Wind projects based in the United States with global operations are quickly growing. However, regardless of the project size, it still requires financing arrangements. Investors in the financing process play a critical role, however many alternatives exist for project financing. Within the United States, there are generally two types of investment of both tax equity and project debt.
The method of tax equity is very popular for the renewable energy sector and also used for real estate and the entertainment sectors. With this approach, a form of federal tax credit helps the industry recruit private capital from investors, the large tax incentive is appealing to investors. Tax equity investors generally screen projects in advance during the late stages of development and commit to deals when sufficient detail is available for the project and finalize the deal when operations begin. The tax equity investors use projected cash flows and anticipated output to generate production tax credits.
Similar to tax equity, the project debt transactions typically close near the completion of the construction, but may also be affiliated with construction lending that is used to pay for contractor expenses. The project loans that go through an advance analysis process, similar to tax equity, such that the activity affiliated with raising capital typically occurs in advance of the project’s completion. Lenders emphasis a metric known as the debt service coverage, designed to measure how the FCF from operations may be assessed to the principal and interest payments with project debt obligations.
The roles performed by investors in the wind electricity generation in the United States include:
Private Equity: Most hedge funds/PE emphasizes investments in companies, rather than projects. However, they will occasionally make investments in projects with debt or equity structures.

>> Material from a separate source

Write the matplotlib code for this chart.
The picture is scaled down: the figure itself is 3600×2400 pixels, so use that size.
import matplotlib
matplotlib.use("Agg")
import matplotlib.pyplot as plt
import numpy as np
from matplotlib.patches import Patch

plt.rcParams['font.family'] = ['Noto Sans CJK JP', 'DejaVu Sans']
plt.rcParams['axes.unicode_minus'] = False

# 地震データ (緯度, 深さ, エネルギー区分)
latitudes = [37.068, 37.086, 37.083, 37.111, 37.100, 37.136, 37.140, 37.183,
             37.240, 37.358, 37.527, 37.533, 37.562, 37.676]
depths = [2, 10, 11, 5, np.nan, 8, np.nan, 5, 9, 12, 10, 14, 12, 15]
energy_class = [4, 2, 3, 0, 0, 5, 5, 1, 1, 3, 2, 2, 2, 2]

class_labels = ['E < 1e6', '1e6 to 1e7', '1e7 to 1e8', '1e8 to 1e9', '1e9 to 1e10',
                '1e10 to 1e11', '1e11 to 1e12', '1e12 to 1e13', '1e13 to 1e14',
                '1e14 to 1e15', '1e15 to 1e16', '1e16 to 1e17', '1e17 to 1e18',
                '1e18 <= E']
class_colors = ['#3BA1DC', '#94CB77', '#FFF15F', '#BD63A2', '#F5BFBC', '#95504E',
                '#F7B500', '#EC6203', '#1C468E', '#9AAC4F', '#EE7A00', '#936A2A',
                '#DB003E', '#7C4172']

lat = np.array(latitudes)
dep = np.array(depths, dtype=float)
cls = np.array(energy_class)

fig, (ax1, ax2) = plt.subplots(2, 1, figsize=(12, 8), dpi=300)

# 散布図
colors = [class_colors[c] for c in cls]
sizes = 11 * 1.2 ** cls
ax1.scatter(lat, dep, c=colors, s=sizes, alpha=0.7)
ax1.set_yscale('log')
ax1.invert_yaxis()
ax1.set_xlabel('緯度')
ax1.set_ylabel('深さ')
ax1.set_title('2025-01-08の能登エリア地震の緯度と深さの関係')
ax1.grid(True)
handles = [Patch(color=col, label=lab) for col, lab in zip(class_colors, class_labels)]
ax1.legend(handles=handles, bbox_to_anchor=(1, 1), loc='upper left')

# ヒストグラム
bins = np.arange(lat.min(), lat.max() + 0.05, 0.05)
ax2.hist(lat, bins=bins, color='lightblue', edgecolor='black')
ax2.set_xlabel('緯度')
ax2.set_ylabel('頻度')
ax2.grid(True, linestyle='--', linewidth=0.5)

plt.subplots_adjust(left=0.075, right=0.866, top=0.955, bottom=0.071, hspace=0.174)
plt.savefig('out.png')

Financial Institutions – Foreign: For wind projects, the leading lending banks are in Europe and Asia. Active project finance groups in all energy markets are common, but not all lending companies are interested in tax equity.
Financial Institutions – Domestic: Large banks in the United States are major financing sources in the tax equity area. In some cases insurance companies may also be an option on a project basis as they are drawn into the long-term debt often undertaken on a project basis.

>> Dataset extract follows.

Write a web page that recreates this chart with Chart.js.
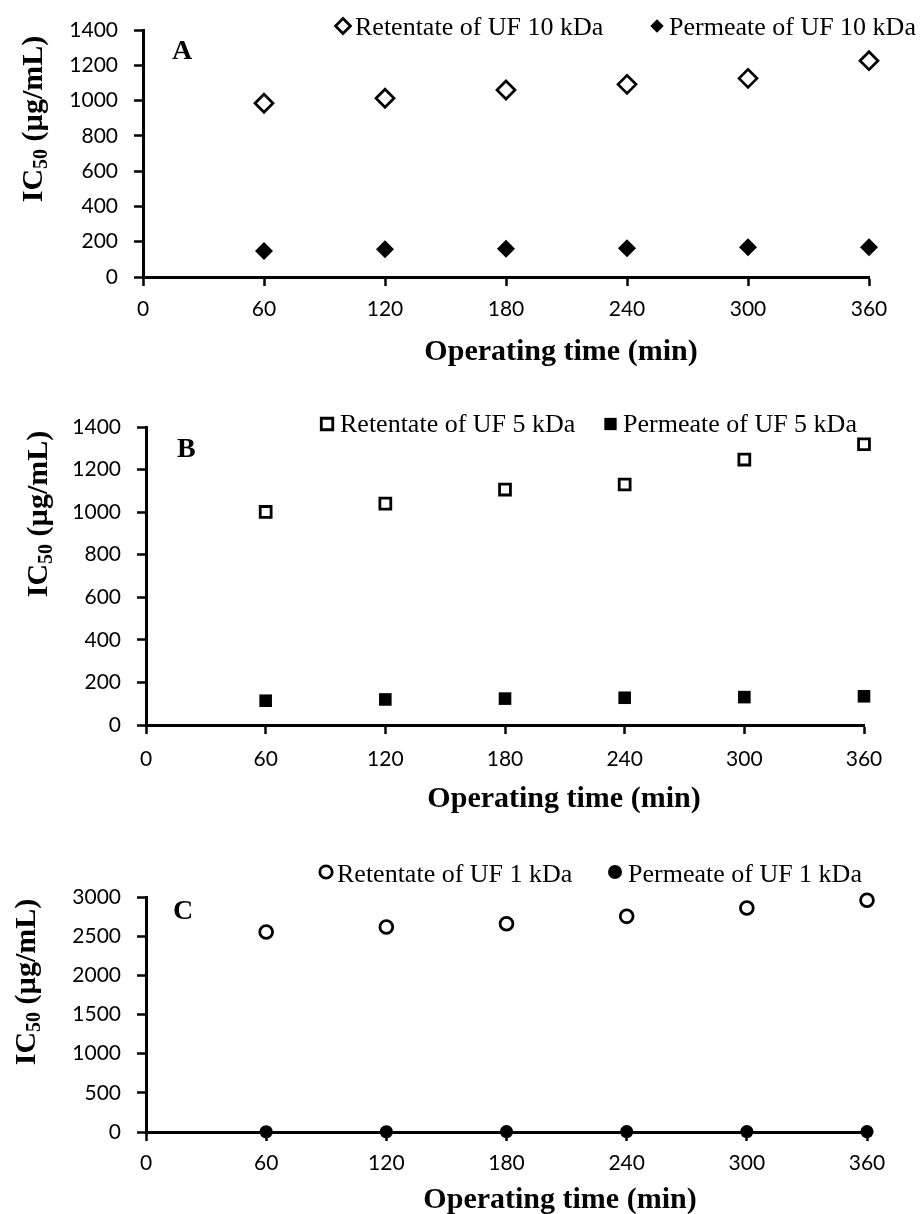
<!DOCTYPE html>
<html>
<head>
<meta charset="utf-8">
<script src="https://cdn.jsdelivr.net/npm/chart.js@4.4.1/dist/chart.umd.min.js"></script>
<style>
  html, body { margin: 0; padding: 0; background: #fff; }
  #wrap { position: relative; width: 922px; height: 1214px; }
  canvas { position: absolute; left: 0; }
</style>
</head>
<body>
<div id="wrap">
  <canvas id="panelA" width="922" height="380" style="top:0px"></canvas>
  <canvas id="panelB" width="922" height="450" style="top:380px"></canvas>
  <canvas id="panelC" width="922" height="384" style="top:830px"></canvas>
</div>
<script>
// Operating time (min)
const times = [60, 120, 180, 240, 300, 360];

// IC50 (µg/mL) per fraction
const retentate10 = [985, 1013, 1060, 1092, 1126, 1226];
const permeate10 = [147, 157, 160, 163, 168, 168];
const retentate5 = [1001, 1040, 1106, 1130, 1247, 1319];
const permeate5 = [114, 120, 124, 128, 131, 135];
const retentate1 = [2553, 2617, 2659, 2753, 2860, 2958];
const permeate1 = [3, 3, 4, 4, 5, 5];

// axis ticks
const xTicks = [0, 60, 120, 180, 240, 300, 360];
const yTicksAB = [0, 200, 400, 600, 800, 1000, 1200, 1400];
const yTicksC = [0, 500, 1000, 1500, 2000, 2500, 3000];

const serif = '"Liberation Serif", "Times New Roman", serif';
const sans = 'Lato, "Open Sans", sans-serif';

function toPoints(ys) {
  return times.map((t, i) => ({ x: t, y: ys[i] }));
}

function drawMarker(ctx, style, r, bw, fill, x, y) {
  ctx.save();
  ctx.lineWidth = bw;
  ctx.strokeStyle = "#000";
  ctx.fillStyle = fill;
  Chart.helpers.drawPoint(ctx, { pointStyle: style, radius: r, rotation: 0, borderWidth: bw }, x, y);
  ctx.restore();
}

// panel letter, axis titles and legend
const panelDecor = {
  id: "panelDecor",
  afterDraw(chart, args, opts) {
    const ctx = chart.ctx;
    const off = opts.offset;
    ctx.save();
    ctx.fillStyle = "#000";
    ctx.textBaseline = "alphabetic";

    ctx.font = "bold 28px " + serif;
    ctx.textAlign = "left";
    ctx.fillText(opts.letter, opts.letterX, opts.letterY - off);

    ctx.font = "bold 30px " + serif;
    ctx.textAlign = "center";
    ctx.fillText("Operating time (min)", opts.xTitleX, opts.xTitleY - off);

    // legend entries
    ctx.font = "26px " + serif;
    ctx.textAlign = "left";
    chart.data.datasets.forEach((ds, i) => {
      const item = opts.legend[i];
      drawMarker(ctx, ds.pointStyle, item.r, ds.pointBorderWidth, ds.pointBackgroundColor, item.mx, opts.legendY - off);
      ctx.fillStyle = "#000";
      ctx.fillText(ds.label, item.tx, opts.legendBase - off);
    });

    // rotated y title with subscript
    ctx.translate(opts.yTitleX, opts.yTitleY - off);
    ctx.rotate(-Math.PI / 2);
    const big = "bold 30px " + serif;
    const small = "bold 20px " + serif;
    ctx.font = big;
    const w1 = ctx.measureText("IC").width;
    const w3 = ctx.measureText(" (µg/mL)").width;
    ctx.font = small;
    const w2 = ctx.measureText("50").width;
    const x0 = -(w1 + w2 + w3) / 2;
    ctx.font = big;
    ctx.fillText("IC", x0, 0);
    ctx.font = small;
    ctx.fillText("50", x0 + w1, 5);
    ctx.font = big;
    ctx.fillText(" (µg/mL)", x0 + w1 + w2, 0);
    ctx.restore();
  },
};

function makePanel(id, box, sets, yMax, yTicks, decor) {
  const canvas = document.getElementById(id);
  const h = canvas.height;
  new Chart(canvas, {
    type: "scatter",
    data: { datasets: sets },
    options: {
      responsive: false,
      animation: false,
      devicePixelRatio: 1,
      layout: {
        padding: { top: box.top - decor.offset, right: 922 - box.right, left: 0, bottom: 0 },
      },
      plugins: {
        legend: { display: false },
        tooltip: { enabled: false },
        panelDecor: decor,
      },
      scales: {
        x: {
          type: "linear",
          min: 0,
          max: 360,
          afterBuildTicks: (s) => { s.ticks = xTicks.map((v) => ({ value: v })); },
          afterFit: (s) => { s.height = h - (box.bottom - decor.offset); },
          ticks: {
            color: "#000",
            padding: box.xPad,
            maxRotation: 0,
            font: { family: sans, size: 21 },
            callback: (v) => String(v),
          },
          grid: { drawOnChartArea: false, drawTicks: true, tickLength: 9, tickWidth: 2.5, tickColor: "#000" },
          border: { display: true, color: "#000", width: 3 },
        },
        y: {
          min: 0,
          max: yMax,
          afterBuildTicks: (s) => { s.ticks = yTicks.map((v) => ({ value: v })); },
          afterFit: (s) => { s.width = box.left; },
          ticks: {
            color: "#000",
            padding: 16,
            font: { family: sans, size: 21 },
            callback: (v) => String(v),
          },
          grid: { drawOnChartArea: false, drawTicks: true, tickLength: 9, tickWidth: 2.5, tickColor: "#000" },
          border: { display: true, color: "#000", width: 3 },
        },
      },
    },
    plugins: [panelDecor],
  });
}

function series(label, ys, style, r, filled, bw) {
  return {
    label: label,
    data: toPoints(ys),
    pointStyle: style,
    pointRadius: r,
    pointBorderWidth: filled ? 0 : bw,
    pointBorderColor: "#000",
    pointBackgroundColor: filled ? "#000" : "#fff",
    showLine: false,
    clip: false,
  };
}

makePanel(
  "panelA",
  { left: 143, right: 869, top: 30, bottom: 277, xPad: 11 },
  [
    series("Retentate of UF 10 kDa", retentate10, "rectRot", 9, false, 2.7),
    series("Permeate of UF 10 kDa", permeate10, "rectRot", 9, true, 0),
  ],
  1400, yTicksAB,
  {
    offset: 0, letter: "A", letterX: 172, letterY: 59,
    xTitleX: 561, xTitleY: 360, yTitleX: 42, yTitleY: 119,
    legendY: 26, legendBase: 35,
    legend: [{ mx: 343, tx: 355, r: 7.5 }, { mx: 657, tx: 669, r: 6.7 }],
  }
);

makePanel(
  "panelB",
  { left: 146, right: 864, top: 427, bottom: 725, xPad: 13 },
  [
    series("Retentate of UF 5 kDa", retentate5, "rect", 7.7, false, 2.8),
    series("Permeate of UF 5 kDa", permeate5, "rect", 8.9, true, 0),
  ],
  1400, yTicksAB,
  {
    offset: 380, letter: "B", letterX: 177, letterY: 457,
    xTitleX: 564, xTitleY: 807, yTitleX: 47, yTitleY: 514,
    legendY: 424, legendBase: 432,
    legend: [{ mx: 327, tx: 340, r: 8.1 }, { mx: 610.5, tx: 623, r: 8.7 }],
  }
);

makePanel(
  "panelC",
  { left: 146, right: 867, top: 897, bottom: 1132, xPad: 10 },
  [
    series("Retentate of UF 1 kDa", retentate1, "circle", 6.4, false, 2.8),
    series("Permeate of UF 1 kDa", permeate1, "circle", 6.6, true, 0),
  ],
  3000, yTicksC,
  {
    offset: 830, letter: "C", letterX: 173, letterY: 919,
    xTitleX: 560, xTitleY: 1208, yTitleX: 35, yTitleY: 982,
    legendY: 872, legendBase: 882,
    legend: [{ mx: 326, tx: 337, r: 6.2 }, { mx: 615, tx: 628, r: 7 }],
  }
);
</script>
</body>
</html>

Other Corporates: Many private companies have financing programs, such has Google Ventures. The specific details depends on the company providing the funding, some will perform more like a private equity investor or others may be interested more in project base financing.
Energy Companies: Strategic corporate investors may provide good options, such as power utilities and turbine manufacturers. Many of these companies participate in tax equity or debt markets. Such investors see potential synergies or seek expansion.